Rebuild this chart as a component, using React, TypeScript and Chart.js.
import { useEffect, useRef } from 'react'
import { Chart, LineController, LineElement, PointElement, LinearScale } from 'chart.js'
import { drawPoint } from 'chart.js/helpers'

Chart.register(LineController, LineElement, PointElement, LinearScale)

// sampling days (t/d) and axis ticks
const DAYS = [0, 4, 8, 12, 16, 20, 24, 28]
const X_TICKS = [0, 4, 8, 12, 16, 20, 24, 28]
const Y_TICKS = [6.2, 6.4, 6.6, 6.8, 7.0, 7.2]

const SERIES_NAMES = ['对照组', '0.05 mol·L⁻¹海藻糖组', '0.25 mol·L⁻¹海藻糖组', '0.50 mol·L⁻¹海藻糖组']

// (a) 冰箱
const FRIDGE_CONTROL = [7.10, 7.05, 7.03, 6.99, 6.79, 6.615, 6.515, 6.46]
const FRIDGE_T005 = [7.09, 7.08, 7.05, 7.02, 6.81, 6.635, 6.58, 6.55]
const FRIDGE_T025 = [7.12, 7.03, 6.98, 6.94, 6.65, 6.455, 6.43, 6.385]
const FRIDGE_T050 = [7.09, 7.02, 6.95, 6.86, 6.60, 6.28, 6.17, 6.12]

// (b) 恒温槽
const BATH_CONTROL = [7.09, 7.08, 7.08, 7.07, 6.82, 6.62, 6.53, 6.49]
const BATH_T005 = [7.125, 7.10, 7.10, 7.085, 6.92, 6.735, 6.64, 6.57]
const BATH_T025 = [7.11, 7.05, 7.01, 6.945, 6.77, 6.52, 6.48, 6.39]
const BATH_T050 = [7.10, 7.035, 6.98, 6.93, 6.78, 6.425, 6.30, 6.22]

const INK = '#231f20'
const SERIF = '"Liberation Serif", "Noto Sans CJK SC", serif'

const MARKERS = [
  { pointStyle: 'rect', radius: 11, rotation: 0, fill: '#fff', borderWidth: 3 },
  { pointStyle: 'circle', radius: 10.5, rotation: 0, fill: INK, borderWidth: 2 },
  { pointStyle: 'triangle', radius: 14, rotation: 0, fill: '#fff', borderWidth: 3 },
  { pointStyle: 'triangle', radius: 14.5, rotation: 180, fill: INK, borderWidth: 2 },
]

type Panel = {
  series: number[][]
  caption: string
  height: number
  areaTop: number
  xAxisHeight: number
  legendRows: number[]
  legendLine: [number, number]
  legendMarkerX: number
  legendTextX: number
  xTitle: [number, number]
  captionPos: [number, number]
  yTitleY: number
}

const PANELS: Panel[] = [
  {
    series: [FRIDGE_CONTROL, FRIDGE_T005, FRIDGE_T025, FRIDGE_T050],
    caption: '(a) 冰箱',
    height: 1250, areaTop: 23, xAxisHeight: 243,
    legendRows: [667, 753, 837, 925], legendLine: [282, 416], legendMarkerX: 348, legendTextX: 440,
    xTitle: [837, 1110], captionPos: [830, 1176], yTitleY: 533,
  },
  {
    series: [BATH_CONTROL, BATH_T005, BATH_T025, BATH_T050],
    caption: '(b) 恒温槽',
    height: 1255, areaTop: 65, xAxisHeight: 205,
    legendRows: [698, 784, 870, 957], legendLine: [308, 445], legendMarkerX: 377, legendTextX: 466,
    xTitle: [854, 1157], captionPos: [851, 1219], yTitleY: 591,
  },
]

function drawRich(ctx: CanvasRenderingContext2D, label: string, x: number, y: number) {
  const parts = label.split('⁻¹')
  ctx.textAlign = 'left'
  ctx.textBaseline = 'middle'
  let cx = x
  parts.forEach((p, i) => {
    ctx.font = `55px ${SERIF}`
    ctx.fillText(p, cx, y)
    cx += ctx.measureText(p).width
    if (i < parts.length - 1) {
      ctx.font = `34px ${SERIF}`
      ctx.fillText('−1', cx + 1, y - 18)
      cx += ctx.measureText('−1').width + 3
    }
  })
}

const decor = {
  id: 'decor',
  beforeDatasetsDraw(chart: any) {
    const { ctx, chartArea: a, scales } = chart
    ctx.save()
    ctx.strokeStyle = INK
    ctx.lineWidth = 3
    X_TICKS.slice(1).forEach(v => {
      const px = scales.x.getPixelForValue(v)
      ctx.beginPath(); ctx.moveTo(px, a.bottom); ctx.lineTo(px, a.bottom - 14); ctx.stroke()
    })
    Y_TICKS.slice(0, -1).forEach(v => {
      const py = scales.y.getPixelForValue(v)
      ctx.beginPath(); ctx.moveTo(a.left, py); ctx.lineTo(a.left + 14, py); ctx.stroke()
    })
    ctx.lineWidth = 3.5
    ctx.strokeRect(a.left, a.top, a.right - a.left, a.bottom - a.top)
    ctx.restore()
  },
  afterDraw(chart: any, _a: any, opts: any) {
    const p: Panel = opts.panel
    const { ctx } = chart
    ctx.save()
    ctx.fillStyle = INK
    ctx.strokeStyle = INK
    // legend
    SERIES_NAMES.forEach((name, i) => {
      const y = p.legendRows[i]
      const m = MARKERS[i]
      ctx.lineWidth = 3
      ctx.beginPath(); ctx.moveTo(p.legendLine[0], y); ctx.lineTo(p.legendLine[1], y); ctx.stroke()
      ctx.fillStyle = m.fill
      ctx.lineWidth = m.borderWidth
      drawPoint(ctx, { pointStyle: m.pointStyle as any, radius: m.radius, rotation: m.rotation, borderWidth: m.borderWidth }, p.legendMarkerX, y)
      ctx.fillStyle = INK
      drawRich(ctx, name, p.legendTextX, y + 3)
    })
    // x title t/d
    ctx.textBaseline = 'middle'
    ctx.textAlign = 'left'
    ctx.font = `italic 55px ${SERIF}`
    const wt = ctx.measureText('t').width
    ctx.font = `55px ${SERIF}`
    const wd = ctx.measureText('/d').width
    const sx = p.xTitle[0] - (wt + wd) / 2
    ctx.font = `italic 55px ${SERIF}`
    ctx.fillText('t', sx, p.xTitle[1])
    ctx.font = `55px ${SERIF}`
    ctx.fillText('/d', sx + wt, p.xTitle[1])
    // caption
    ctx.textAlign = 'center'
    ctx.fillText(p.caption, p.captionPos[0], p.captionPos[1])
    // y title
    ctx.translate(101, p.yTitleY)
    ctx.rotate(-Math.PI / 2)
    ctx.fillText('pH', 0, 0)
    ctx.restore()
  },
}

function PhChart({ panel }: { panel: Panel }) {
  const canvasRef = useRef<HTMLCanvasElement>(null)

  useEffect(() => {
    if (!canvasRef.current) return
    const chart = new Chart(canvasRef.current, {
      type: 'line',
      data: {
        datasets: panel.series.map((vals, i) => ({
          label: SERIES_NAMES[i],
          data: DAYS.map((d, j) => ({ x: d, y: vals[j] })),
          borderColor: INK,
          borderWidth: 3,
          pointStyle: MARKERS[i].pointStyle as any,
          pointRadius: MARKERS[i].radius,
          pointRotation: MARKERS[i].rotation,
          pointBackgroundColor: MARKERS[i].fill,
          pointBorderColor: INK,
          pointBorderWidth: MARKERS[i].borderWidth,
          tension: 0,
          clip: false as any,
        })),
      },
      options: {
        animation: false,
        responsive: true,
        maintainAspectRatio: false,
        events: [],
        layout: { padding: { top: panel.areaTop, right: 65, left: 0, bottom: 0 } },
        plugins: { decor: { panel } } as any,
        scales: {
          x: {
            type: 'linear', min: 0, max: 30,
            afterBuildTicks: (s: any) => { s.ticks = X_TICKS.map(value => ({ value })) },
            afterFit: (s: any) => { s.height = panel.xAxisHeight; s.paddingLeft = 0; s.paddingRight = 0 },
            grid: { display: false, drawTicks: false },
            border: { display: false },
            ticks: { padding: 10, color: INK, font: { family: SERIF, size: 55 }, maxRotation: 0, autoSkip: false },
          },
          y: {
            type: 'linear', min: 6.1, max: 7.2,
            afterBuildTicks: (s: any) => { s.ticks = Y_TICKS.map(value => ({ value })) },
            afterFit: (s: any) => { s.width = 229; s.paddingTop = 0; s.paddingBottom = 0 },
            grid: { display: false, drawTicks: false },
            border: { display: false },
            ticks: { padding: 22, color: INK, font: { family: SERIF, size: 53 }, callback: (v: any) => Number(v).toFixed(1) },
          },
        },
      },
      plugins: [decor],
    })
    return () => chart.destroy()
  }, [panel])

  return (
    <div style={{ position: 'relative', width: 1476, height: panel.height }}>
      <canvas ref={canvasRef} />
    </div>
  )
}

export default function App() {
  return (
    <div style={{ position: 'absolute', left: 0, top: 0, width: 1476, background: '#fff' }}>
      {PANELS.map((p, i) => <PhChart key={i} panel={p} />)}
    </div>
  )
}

[What this task involves]:
Return only the lines from the beginning of the material up to and including the line with "LineElement, PointElement, LinearScale)", exactly as written.

[The completed task]:
Rebuild this chart as a component, using React, TypeScript and Chart.js.
import { useEffect, useRef } from 'react'
import { Chart, LineController, LineElement, PointElement, LinearScale } from 'chart.js'
import { drawPoint } from 'chart.js/helpers'

Chart.register(LineController, LineElement, PointElement, LinearScale)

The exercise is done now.